Fourth, understand that people live with what they have. People in South America (particularly the poor and the oppressed) are great at living their lives ignoring the fact that other people have it way better than them. This doesn't mean that things are not unfair, but at the end of the day they will go to their very modest home and continue living their lives and your being miserable will not help them one bit.

Just accept the way things are, but be vocal about your disapproval and try to reasonably help whenever you can, although people in need might think you are a softie and might want to take advantage, so I would maybe contribute to organizations or give money to people anonymously just to avoid creating dependence.

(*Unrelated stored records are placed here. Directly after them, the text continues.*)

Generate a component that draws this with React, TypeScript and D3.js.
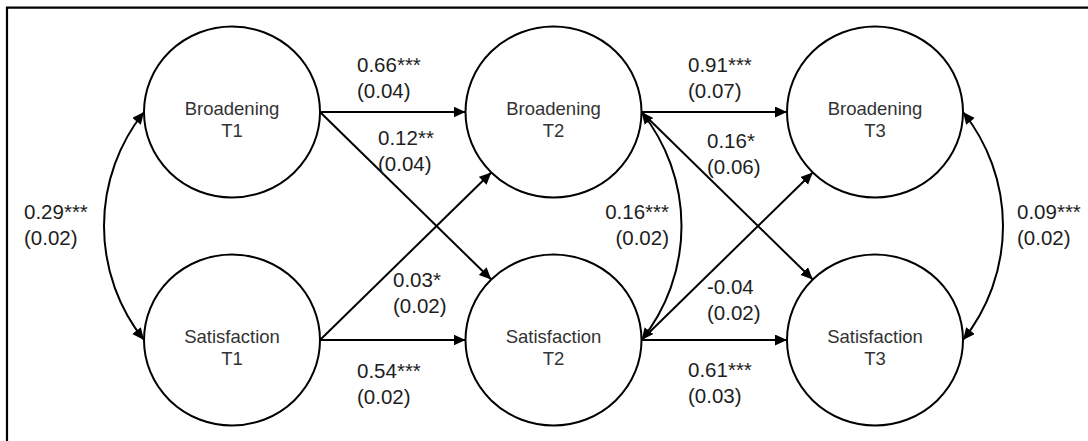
import React, { useEffect, useRef } from 'react'
import * as d3 from 'd3'

// constructs and measurement waves
const constructs = ['Broadening', 'Satisfaction']
const waves = ['T1', 'T2', 'T3']

// autoregressive + cross-lagged paths
const regressions = [
  { id: 'b1b2', from: ['Broadening', 'T1'], to: ['Broadening', 'T2'], est: 0.66, sig: '***', se: 0.04 },
  { id: 'b1s2', from: ['Broadening', 'T1'], to: ['Satisfaction', 'T2'], est: 0.12, sig: '**', se: 0.04 },
  { id: 's1b2', from: ['Satisfaction', 'T1'], to: ['Broadening', 'T2'], est: 0.03, sig: '*', se: 0.02 },
  { id: 's1s2', from: ['Satisfaction', 'T1'], to: ['Satisfaction', 'T2'], est: 0.54, sig: '***', se: 0.02 },
  { id: 'b2b3', from: ['Broadening', 'T2'], to: ['Broadening', 'T3'], est: 0.91, sig: '***', se: 0.07 },
  { id: 'b2s3', from: ['Broadening', 'T2'], to: ['Satisfaction', 'T3'], est: 0.16, sig: '*', se: 0.06 },
  { id: 's2b3', from: ['Satisfaction', 'T2'], to: ['Broadening', 'T3'], est: -0.04, sig: '', se: 0.02 },
  { id: 's2s3', from: ['Satisfaction', 'T2'], to: ['Satisfaction', 'T3'], est: 0.61, sig: '***', se: 0.03 },
]

// within-wave covariances
const covariances = [
  { id: 'c1', wave: 'T1', side: 'left', est: 0.29, sig: '***', se: 0.02 },
  { id: 'c2', wave: 'T2', side: 'right', est: 0.16, sig: '***', se: 0.02 },
  { id: 'c3', wave: 'T3', side: 'right', est: 0.09, sig: '***', se: 0.02 },
]

// where each coefficient label sits (first baseline)
const labelAt: Record<string, { x: number; y: number; anchor?: string }> = {
  c1: { x: 24, y: 219 },
  b1b2: { x: 357, y: 72 },
  b1s2: { x: 378, y: 145 },
  s1b2: { x: 393, y: 287 },
  s1s2: { x: 357, y: 378 },
  c2: { x: 669, y: 219, anchor: 'end' },
  b2b3: { x: 688, y: 72 },
  b2s3: { x: 707, y: 148 },
  s2b3: { x: 707, y: 294 },
  s2s3: { x: 688, y: 377 },
  c3: { x: 1017, y: 219 },
}

const W = 1088
const H = 441
const RX = 88
const RY = 85.5
const FONT = "'Liberation Sans', Arial, Helvetica, sans-serif"

export default function App() {
  const ref = useRef<SVGSVGElement>(null)

  useEffect(() => {
    if (!ref.current) return
    const svg = d3.select(ref.current)
    svg.selectAll('*').remove()

    const x = d3.scalePoint<string>().domain(waves).range([232, 875])
    const y = d3.scalePoint<string>().domain(constructs).range([112, 340])

    svg.append('rect').attr('width', W).attr('height', H).attr('fill', '#fff')

    // arrowhead
    svg.append('defs')
      .append('marker')
      .attr('id', 'arrow')
      .attr('markerUnits', 'userSpaceOnUse')
      .attr('markerWidth', 13)
      .attr('markerHeight', 12)
      .attr('refX', 12)
      .attr('refY', 5.5)
      .attr('orient', 'auto-start-reverse')
      .append('path')
      .attr('d', 'M0,0 L12,5.5 L0,11 Z')
      .attr('fill', '#000')

    // cropped frame (only top + left visible)
    svg.append('path')
      .attr('d', `M7,${H} L7,7.7 L${W},7.7`)
      .attr('fill', 'none')
      .attr('stroke', '#000')
      .attr('stroke-width', 2.2)

    // regression arrows
    const c45 = Math.SQRT1_2
    regressions.forEach(r => {
      const x1 = x(r.from[1])! + RX
      const y1 = y(r.from[0])!
      const cx2 = x(r.to[1])!
      const cy2 = y(r.to[0])!
      let x2 = cx2 - RX
      let y2 = cy2
      if (r.from[0] !== r.to[0]) {
        x2 = cx2 - RX * c45
        y2 = cy2 + (y1 < cy2 ? -1 : 1) * RY * c45
      }
      svg.append('line')
        .attr('x1', x1).attr('y1', y1)
        .attr('x2', x2).attr('y2', y2)
        .attr('stroke', '#000')
        .attr('stroke-width', 2)
        .attr('marker-end', 'url(#arrow)')
    })

    // covariance arcs
    const bulge = 40
    covariances.forEach(c => {
      const xe = x(c.wave)! + (c.side === 'left' ? -RX : RX)
      const y1 = y(constructs[0])!
      const y2 = y(constructs[1])!
      const h = (y2 - y1) / 2
      const R = (h * h + bulge * bulge) / (2 * bulge)
      const sweep = c.side === 'left' ? 0 : 1
      svg.append('path')
        .attr('d', `M${xe},${y1} A${R},${R} 0 0 ${sweep} ${xe},${y2}`)
        .attr('fill', 'none')
        .attr('stroke', '#000')
        .attr('stroke-width', 2)
        .attr('marker-start', 'url(#arrow)')
        .attr('marker-end', 'url(#arrow)')
    })

    // latent nodes
    const nodes = constructs.flatMap(k => waves.map(w => ({ k, w })))
    const g = svg.append('g')
      .selectAll('g')
      .data(nodes)
      .join('g')
      .attr('transform', d => `translate(${x(d.w)},${y(d.k)})`)
    g.append('ellipse')
      .attr('rx', RX).attr('ry', RY)
      .attr('fill', 'none')
      .attr('stroke', '#000')
      .attr('stroke-width', 2)
    g.append('text')
      .attr('text-anchor', 'middle')
      .attr('y', 3)
      .style('font-family', FONT)
      .style('font-size', '18.5px')
      .style('fill', '#333')
      .text(d => d.k)
    g.append('text')
      .attr('text-anchor', 'middle')
      .attr('y', 25)
      .style('font-family', FONT)
      .style('font-size', '18.5px')
      .style('fill', '#333')
      .text(d => d.w)

    // coefficient labels
    const all = [...regressions, ...covariances]
    all.forEach(p => {
      const pos = labelAt[p.id]
      const t = svg.append('text')
        .attr('x', pos.x)
        .attr('y', pos.y)
        .attr('text-anchor', pos.anchor || 'start')
        .style('font-family', FONT)
        .style('font-size', '20.5px')
        .style('fill', '#1e1e1e')
      t.append('tspan').text(p.est.toFixed(2) + p.sig)
      t.append('tspan')
        .attr('x', pos.x)
        .attr('dy', 25.5)
        .text(`(${p.se.toFixed(2)})`)
    })
  }, [])

  return (
    <svg
      ref={ref}
      width={W}
      height={H}
      style={{ position: 'absolute', left: 0, top: 0, display: 'block' }}
    />
  )
}
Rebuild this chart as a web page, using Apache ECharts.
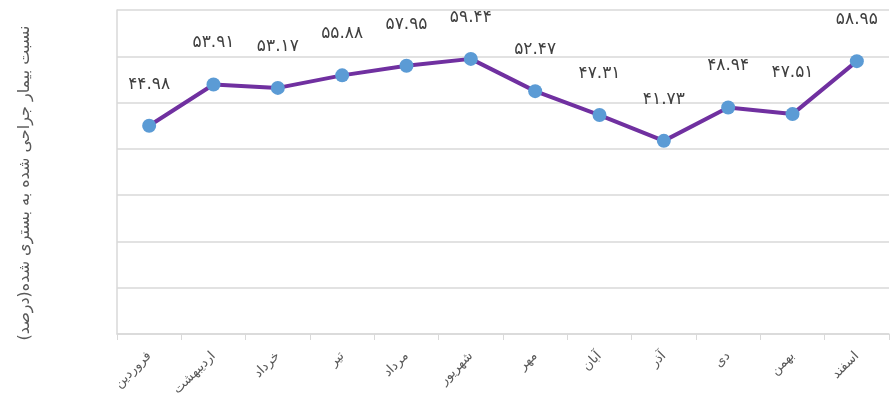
<!DOCTYPE html>
<html>
<head>
<meta charset="utf-8">
<script src="https://cdn.jsdelivr.net/npm/echarts@6/dist/echarts.min.js"></script>
<style>
  html, body { margin: 0; padding: 0; background: #fff; }
  #chart { width: 895px; height: 404px; }
</style>
</head>
<body>
<div id="chart"></div>
<script>
  // ماه‌ها
  const months = ['فروردین', 'اردیبهشت', 'خرداد', 'تیر', 'مرداد', 'شهریور', 'مهر', 'آبان', 'آذر', 'دی', 'بهمن', 'اسفند']
  // درصد
  const ratio = [44.98, 53.91, 53.17, 55.88, 57.95, 59.44, 52.47, 47.31, 41.73, 48.94, 47.51, 58.95]
  const yName = 'نسبت بیمار جراحی شده به بستری شده(درصد)'

  const faDigits = '۰۱۲۳۴۵۶۷۸۹'
  function toFa(v) {
    return v.toFixed(2).replace(/[0-9]/g, d => faDigits[d])
  }

  const myChart = echarts.init(document.getElementById('chart'))
  myChart.setOption({
    animation: false,
    textStyle: { fontFamily: 'DejaVu Sans' },
    grid: { left: 117, right: 6, top: 10, bottom: 70 },
    xAxis: {
      type: 'category',
      data: months,
      boundaryGap: true,
      axisLine: { lineStyle: { color: '#d9d9d9', width: 1.5 } },
      axisTick: { show: true, length: 6, lineStyle: { color: '#d9d9d9' } },
      axisLabel: { rotate: 45, color: '#595959', fontSize: 13, margin: 20 }
    },
    yAxis: {
      type: 'value',
      min: 0,
      max: 70,
      interval: 10,
      name: yName,
      nameLocation: 'middle',
      nameGap: 84,
      nameRotate: 90,
      nameTextStyle: { color: '#595959', fontSize: 16, padding: [0, 22, 0, 0] },
      axisLine: { show: true, lineStyle: { color: '#d9d9d9', width: 1.5 } },
      axisTick: { show: false },
      axisLabel: { show: false },
      splitLine: { lineStyle: { color: '#d9d9d9', width: 1.5 } }
    },
    series: [{
      type: 'line',
      data: ratio,
      symbol: 'circle',
      symbolSize: 14,
      lineStyle: { color: '#7030a0', width: 4 },
      itemStyle: { color: '#5b9bd5' },
      label: {
        show: true,
        position: 'top',
        distance: 26,
        color: '#404040',
        fontSize: 17,
        formatter: p => toFa(p.value)
      }
    }]
  })
</script>
</body>
</html>
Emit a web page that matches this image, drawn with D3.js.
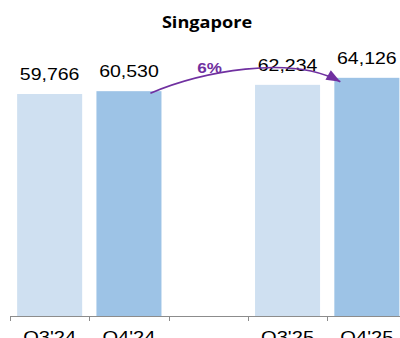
<!DOCTYPE html>
<html>
<head>
<meta charset="utf-8">
<script src="https://cdn.jsdelivr.net/npm/d3@7"></script>
<style>
  html, body { margin: 0; padding: 0; background: #fff; }
  svg { display: block; }
</style>
</head>
<body>
<svg id="chart" width="400" height="338"></svg>
<script>
// Quarterly figures, with an empty spacer slot between the two years
const categories = ["Q3'24", "Q4'24", "", "Q3'25", "Q4'25"];
const values = [59766, 60530, null, 62234, 64126];
const barColors = ["#cfe0f1", "#9dc3e6", null, "#cfe0f1", "#9dc3e6"];
const growthLabel = "6%";

const svg = d3.select("#chart");
const baseline = 316;
const stretch = 1.22; // wide-set lettering

const x = d3.scaleBand()
  .domain(categories.map((c, i) => i))
  .range([10, 406.5])
  .paddingInner(0.18)
  .paddingOuter(0.09);

const y = d3.scaleLinear().domain([0, 70000]).range([baseline, baseline - 260]);

// Text helper: horizontally widened text anchored at (tx, ty)
function wideText(parent, tx, ty, str, opts) {
  const g = parent.append("g")
    .attr("transform", `translate(${tx},${ty}) scale(${opts.sx || stretch},1)`);
  return g.append("text")
    .attr("x", 0).attr("y", 0)
    .attr("text-anchor", "middle")
    .attr("font-family", opts.family || "'Liberation Sans', Arial, sans-serif")
    .attr("font-weight", opts.weight || "normal")
    .attr("font-size", opts.size || 16)
    .attr("fill", opts.fill || "#000")
    .text(str);
}

// Title
wideText(svg, 207, 28, "Singapore",
  { family: "'Open Sans', sans-serif", weight: "bold", size: 15.5, sx: 1.17 });

// Bars
const data = categories.map((c, i) => ({ c, i, v: values[i], color: barColors[i] }))
  .filter(d => d.v != null);

svg.selectAll("rect.bar").data(data).enter().append("rect")
  .attr("class", "bar")
  .attr("x", d => x(d.i))
  .attr("y", d => y(d.v))
  .attr("width", x.bandwidth())
  .attr("height", d => baseline - y(d.v))
  .attr("fill", d => d.color);

// Value labels
data.forEach(d => {
  wideText(svg, x(d.i) + x.bandwidth() / 2, y(d.v) - 14, d3.format(",")(d.v), { size: 16 });
});

// Category axis with ticks on band boundaries
const axisG = svg.append("g");
axisG.append("line")
  .attr("x1", 10).attr("x2", 406.5)
  .attr("y1", baseline + 0.5).attr("y2", baseline + 0.5)
  .attr("stroke", "#8c8c8c").attr("stroke-width", 1);
const edges = categories.map((c, i) => x(i) - x.step() * 0.09).concat([406.5]);
axisG.selectAll("line.tick").data(edges).enter().append("line")
  .attr("class", "tick")
  .attr("x1", d => Math.round(d) + 0.5).attr("x2", d => Math.round(d) + 0.5)
  .attr("y1", baseline).attr("y2", baseline + 5)
  .attr("stroke", "#8c8c8c").attr("stroke-width", 1);
categories.forEach((c, i) => {
  if (c) wideText(axisG, x(i) + x.bandwidth() / 2, baseline + 27, c, { size: 16.5 });
});

// Growth arrow from the top of Q4'24 to the top of Q4'25
const purple = "#7030a0";
const x0 = x(1) + x.bandwidth() * 0.83, y0 = y(values[1]) + 2;
const x1 = x(4) + 6, y1 = y(values[4]) + 4;
const c1x = x0 + 50, c1y = y0 - 21;
const c2x = x1 - 50, c2y = y1 - 28;
const p = d3.path();
p.moveTo(x0, y0);
p.bezierCurveTo(c1x, c1y, c2x, c2y, x1, y1);
svg.append("path")
  .attr("d", p.toString())
  .attr("fill", "none")
  .attr("stroke", purple)
  .attr("stroke-width", 1.6);
// arrow head along the end tangent
const ang = Math.atan2(y1 - c2y, x1 - c2x);
const hl = 14, hw = 5.5;
const bx = x1 - hl * Math.cos(ang), by = y1 - hl * Math.sin(ang);
svg.append("path")
  .attr("d", `M${x1},${y1} L${bx - hw * Math.sin(ang)},${by + hw * Math.cos(ang)} L${bx + hw * Math.sin(ang)},${by - hw * Math.cos(ang)} Z`)
  .attr("fill", purple);

wideText(svg, 209.5, 73, growthLabel,
  { weight: "bold", size: 14, fill: purple });
</script>
</body>
</html>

People are resilient. They will cope but their problems will also eat you alive if you let them. Talk about how disgusting you find things. Talk to the rich and the poor. The poor will learn about different societies and the rich will take you seriously because you are (presumably) white and wealthy. The rich might even be ashamed if you hint their society is backward.

And finally, don't take it personally. The consequences of inequality are very real, but the reality is that in places like Chile and Peru, the society is sick, and it isn't really about the individuals. The people who you see as disadvantaged will in turn be assholes to those who are browner/poorer than they are. Some of them may not, but believe me, the problem is the racist values mixed with the dog-eat-dog system (as you very well said, the thought that poor people deserve to be poor, because everyone "knows" indigenous people are lazy and dirty and shameful). This is a very deep issue that a couple of donations will never fix.

In summary, help when you can (without feeling you must), don't feel responsible for 500 years of colonialism, and try to live your life with a small degree of intervention (being vocal about civil rights, human rights and democracy), while experiencing things with a touch of academic detachment. Eventually South American people will sort it out, but with the drug war and the crazy wave of predator capitalism, it will take a couple hundred years.
posted by Tarumba at 9:48 AM on August 24, 2015 [4 favorites]


Response by poster: i have not read much fiction the last decade or so, but recently have had more free time and so started again, alternating between "real novels" and the guilty pleasure of science fiction - currently "ancillary sword", in which a spaceship AI, embodied in a human cadaver, works within the society that created her and which she represents, but sympathises with subdued and enslaved races.

it struck me that this was a fairly good analogy of my position, and a possible answer to my question here (partly looking for fictional accounts of how people live within cultural constraints that force them to be on unequal terms with equals). on reflection, i realised that you could find something similar in much good literature. so perhaps a better answer is just to read - anything - while holding the question in mind.